If you re-run the file several times (use Ctrl_F9 for example), hence changing the set of initial guesses each time, you'll find that some of the initial sets give rise to a solution and some don't! The maximum I found for H(p) was 3.138, which is different from that for the initial random set (I didn't compare the individual values of all the elements of pp though).
Alan -- thanks for having another look. I have been playing around with it, too, and note the same behaviors that you have -- specifically, that whether or not it converges to a solution is highly dependent on the initial guess values. I note also that there should be valid solutions for values of mu_p across the entire range of P (i.e., from 0.259 to 0.718), but that some of these values are much more difficult than others.
For example, for the case of mu_p=0.259, the only valid solution should be p[i=0 for i=0;26 and p[27=1 -- this is a solution that would most certainly never be found (well, not in a reasonable time) using random guess values.
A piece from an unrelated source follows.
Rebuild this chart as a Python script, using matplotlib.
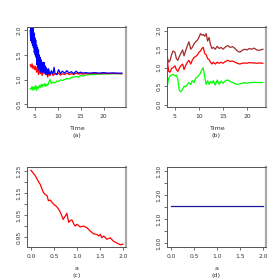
import matplotlib
matplotlib.use("Agg")
import matplotlib.pyplot as plt

# ---------------- data ----------------
# panel (a)
time_a = [4.0, 4.2, 4.4, 4.6, 4.8, 5.0, 5.2, 5.4, 5.6, 5.8, 6.0, 6.2, 6.4, 6.6, 6.8,
          7.0, 7.2, 7.4, 7.6, 7.8, 8.0, 8.3, 8.6, 9.0, 9.4, 9.8, 10.2, 10.6, 11.0,
          11.5, 12.0, 12.5, 13.0, 13.5, 14.0, 14.5, 15.0, 15.5, 16.0, 17.0, 18.0,
          19.0, 20.0, 21.0, 22.0, 23.0, 24.0]
red_a = [1.3, 1.25, 1.32, 1.22, 1.28, 1.2, 1.27, 1.15, 1.25, 1.1, 1.22, 1.12, 1.2,
         1.08, 1.18, 1.12, 1.2, 1.1, 1.15, 1.05, 1.12, 1.08, 1.14, 1.08, 1.12, 1.1,
         1.13, 1.09, 1.12, 1.1, 1.13, 1.1, 1.12, 1.1, 1.13, 1.11, 1.12, 1.11, 1.12,
         1.12, 1.125, 1.12, 1.125, 1.12, 1.125, 1.12, 1.12]
green_a = [0.82, 0.8, 0.86, 0.78, 0.85, 0.8, 0.88, 0.78, 0.85, 0.82, 0.88, 0.84, 0.9,
           0.85, 0.9, 0.87, 0.92, 0.86, 0.9, 0.88, 0.93, 1.0, 0.92, 0.95, 0.93, 0.97,
           0.96, 0.99, 0.98, 1.0, 1.02, 1.01, 1.04, 1.05, 1.06, 1.05, 1.08, 1.07,
           1.09, 1.1, 1.1, 1.11, 1.11, 1.115, 1.115, 1.12, 1.12]
time_blue = [4.0, 4.1, 4.2, 4.3, 4.4, 4.5, 4.6, 4.7, 4.8, 4.9, 5.0, 5.1, 5.2, 5.3,
             5.4, 5.5, 5.6, 5.7, 5.8, 5.9, 6.0, 6.1, 6.2, 6.3, 6.4, 6.5, 6.6, 6.7,
             6.8, 6.9, 7.0, 7.1, 7.2, 7.3, 7.4, 7.5, 7.6, 7.7, 7.8, 7.9, 8.0, 8.3,
             8.6, 9.0, 9.2, 9.4, 9.8, 10.2, 10.6, 11.0, 11.5, 12.0, 12.5, 13.0, 13.5,
             14.0, 14.5, 15.0, 15.5, 16.0, 17.0, 18.0, 19.0, 20.0, 21.0, 22.0, 23.0,
             24.0]
blue_a = [2.0, 1.8, 2.05, 1.75, 2.0, 1.7, 2.05, 1.65, 1.95, 1.55, 1.85, 1.5, 1.8,
          1.45, 1.7, 1.3, 1.65, 1.25, 1.6, 1.2, 1.5, 1.25, 1.45, 1.15, 1.4, 1.2,
          1.35, 1.15, 1.3, 1.18, 1.35, 1.15, 1.28, 1.12, 1.25, 1.15, 1.22, 1.1,
          1.2, 1.12, 1.22, 1.1, 1.18, 1.12, 1.25, 1.13, 1.1, 1.2, 1.12, 1.17, 1.13,
          1.18, 1.13, 1.16, 1.12, 1.17, 1.13, 1.15, 1.13, 1.14, 1.13, 1.14, 1.13,
          1.14, 1.13, 1.135, 1.13, 1.13]

# panel (b)
time_b = [3.4, 3.7, 4.0, 4.3, 4.6, 5.0, 5.3, 5.6, 5.9, 6.2, 6.6, 6.9, 7.2, 7.6, 7.9,
          8.3, 8.6, 9.0, 9.3, 9.7, 10.0, 10.3, 10.6, 10.9, 11.2, 11.5, 11.8, 12.1,
          12.4, 12.7, 13.0, 13.4, 13.8, 14.2, 14.6, 15.0, 15.5, 16.0, 16.5, 17.0,
          17.5, 18.0, 18.5, 19.0, 19.5, 20.0, 20.5, 21.0, 21.5, 22.0, 22.5, 23.3]
brown_b = [1.28, 1.15, 1.2, 1.35, 1.45, 1.42, 1.25, 1.2, 1.3, 1.38, 1.48, 1.32, 1.45,
           1.6, 1.7, 1.5, 1.55, 1.65, 1.7, 1.75, 1.82, 1.92, 1.88, 1.9, 1.85, 1.92,
           1.72, 1.82, 1.62, 1.52, 1.55, 1.5, 1.58, 1.52, 1.55, 1.5, 1.56, 1.6, 1.55,
           1.57, 1.52, 1.45, 1.42, 1.47, 1.5, 1.48, 1.52, 1.5, 1.53, 1.48, 1.47, 1.5]
red_b = [1.2, 0.9, 0.88, 0.98, 1.0, 1.05, 0.95, 0.9, 0.98, 1.05, 1.1, 0.95, 1.05,
         1.15, 1.2, 1.1, 1.2, 1.28, 1.3, 1.35, 1.42, 1.45, 1.52, 1.55, 1.38, 1.35,
         1.25, 1.22, 1.15, 1.1, 1.15, 1.1, 1.15, 1.12, 1.15, 1.12, 1.17, 1.2, 1.17,
         1.18, 1.15, 1.12, 1.1, 1.12, 1.13, 1.12, 1.14, 1.13, 1.13, 1.12, 1.13, 1.12]
green_b = [0.5, 0.72, 0.78, 0.8, 0.82, 0.78, 0.8, 0.7, 0.4, 0.35, 0.42, 0.5, 0.48,
           0.55, 0.6, 0.55, 0.65, 0.6, 0.72, 0.75, 0.8, 0.85, 0.95, 1.0, 0.75, 0.55,
           0.65, 0.55, 0.63, 0.58, 0.65, 0.53, 0.67, 0.55, 0.64, 0.58, 0.65, 0.67,
           0.63, 0.6, 0.57, 0.55, 0.56, 0.58, 0.6, 0.58, 0.6, 0.6, 0.61, 0.6, 0.6, 0.6]

# panel (c)
a_c = [0.0, 0.09, 0.17, 0.2, 0.27, 0.31, 0.35, 0.38, 0.42, 0.46, 0.49, 0.56, 0.6,
       0.64, 0.67, 0.7, 0.75, 0.78, 0.82, 0.855, 0.89, 0.93, 0.96, 1.0, 1.07, 1.14,
       1.22, 1.29, 1.36, 1.43, 1.47, 1.51, 1.54, 1.58, 1.65, 1.72, 1.8, 1.87, 1.94,
       2.0]
val_c = [1.253, 1.23, 1.2, 1.19, 1.153, 1.143, 1.138, 1.115, 1.118, 1.107, 1.1,
         1.088, 1.077, 1.062, 1.047, 1.03, 1.047, 1.058, 1.017, 1.025, 1.028, 1.01,
         1.0, 1.008, 0.996, 1.0, 0.992, 0.977, 0.965, 0.962, 0.955, 0.962, 0.947,
         0.955, 0.94, 0.947, 0.93, 0.923, 0.915, 0.918]

# panel (d)
a_d = [0.0, 2.0]
val_d = [1.155, 1.155]

TXT = "#333333"
plt.rcParams["font.family"] = ["DejaVu Sans"]

fig = plt.figure(figsize=(2.8, 2.8), dpi=100)
W = H = 280.0


def make_ax(l, t, r, b):
    return fig.add_axes([l / W, 1 - b / H, (r - l) / W, (b - t) / H])


def style(ax):
    for s in ["left", "top", "bottom"]:
        ax.spines[s].set_color("#555555")
        ax.spines[s].set_linewidth(0.7)
    ax.spines["right"].set_color("#a8a8a8")
    ax.spines["right"].set_linewidth(1.6)
    ax.tick_params(axis="both", direction="out", length=2.3, width=0.6,
                   colors="#555555", labelcolor=TXT, labelsize=4.3)
    ax.tick_params(axis="x", pad=2.6)
    ax.tick_params(axis="y", pad=1.6)
    for lab in ax.get_yticklabels():
        lab.set_rotation(90)
        lab.set_va("center")


LW = 0.9

# (a)
ax = make_ax(27, 27, 126, 107)
ax.plot(time_a, green_a, color="#00ff00", lw=LW)
ax.plot(time_a, red_a, color="#ff0000", lw=LW)
ax.plot(time_blue, blue_a, color="#0000ff", lw=LW)
ax.set_xlim(3.3, 24.9)
ax.set_ylim(0.44, 2.07)
ax.set_xticks([5, 10, 15, 20])
ax.set_yticks([0.5, 1.0, 1.5, 2.0])
ax.set_yticklabels(["0.5", "1.0", "1.5", "2.0"])
style(ax)

# (b)
ax = make_ax(167, 27, 266, 107)
ax.plot(time_b, brown_b, color="#a52a2a", lw=LW)
ax.plot(time_b, red_b, color="#ff0000", lw=LW)
ax.plot(time_b, green_b, color="#00ff00", lw=LW)
ax.set_xlim(3.35, 23.95)
ax.set_ylim(-0.06, 2.1)
ax.set_xticks([5, 10, 15, 20])
ax.set_yticks([0.0, 0.5, 1.0, 1.5, 2.0])
ax.set_yticklabels(["0.0", "0.5", "1.0", "1.5", "2.0"])
style(ax)

# (c)
ax = make_ax(27, 167, 126, 247)
ax.plot(a_c, val_c, color="#ff0000", lw=LW)
ax.set_xlim(-0.085, 2.065)
ax.set_ylim(0.905, 1.268)
ax.set_xticks([0.0, 0.5, 1.0, 1.5, 2.0])
ax.set_xticklabels(["0.0", "0.5", "1.0", "1.5", "2.0"])
ax.set_yticks([0.95, 1.0, 1.05, 1.1, 1.15, 1.2, 1.25])
ax.set_yticklabels(["0.95", "", "1.05", "", "1.15", "", "1.25"])
style(ax)

# (d)
ax = make_ax(167, 167, 266, 247)
ax.plot(a_d, val_d, color="#1a1aa0", lw=LW)
ax.set_xlim(-0.085, 2.065)
ax.set_ylim(0.983, 1.317)
ax.set_xticks([0.0, 0.5, 1.0, 1.5, 2.0])
ax.set_xticklabels(["0.0", "0.5", "1.0", "1.5", "2.0"])
ax.set_yticks([1.0, 1.05, 1.1, 1.15, 1.2, 1.25, 1.3])
ax.set_yticklabels(["1.00", "", "1.10", "", "1.20", "", "1.30"])
style(ax)

FS = 4.6
for cx, lab, sub, y1, y2 in [(76.5, "Time", "(a)", 129, 136),
                            (216.5, "Time", "(b)", 129, 136),
                            (76.5, "a", "(c)", 269, 276),
                            (216.5, "a", "(d)", 269, 276)]:
    fig.text(cx / W, 1 - y1 / H, lab, ha="center", va="center", fontsize=FS, color=TXT)
    fig.text(cx / W, 1 - y2 / H, sub, ha="center", va="center", fontsize=FS, color=TXT)

fig.savefig("out.png", dpi=100)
For other states (i.e., values of mu_p), there is not a known closed-form solution that can be used to inform the guess values for the calculation.
So, it seems like maybe the way to go is to do a repetative calculation. Maybe a I write a loop that takes mu_p as an input, performs the calculation 1000 (or whatever) times, and spits out the vector corresponding to the maximum value? Thoughts?
OK, attached is a modified sheet that calls the Maximize(f,v) function 'n' times. It executes without error, but the results are incorrect. What am I missing? Thanks.
Good idea, but why log to the base N? The values of v are essentially the same if you use base 10, though you don't seem to get the same H(v) as in the single run worksheet (suggests perhaps that your hypersurface has a steep spike in it?).
Oh, yeah -- sorry about that. By using log_N, I ensure that all of the results are [0,1]. Strictly a matter of convenience, it doesn't change the overall results of the sheet. Thanks again for your help.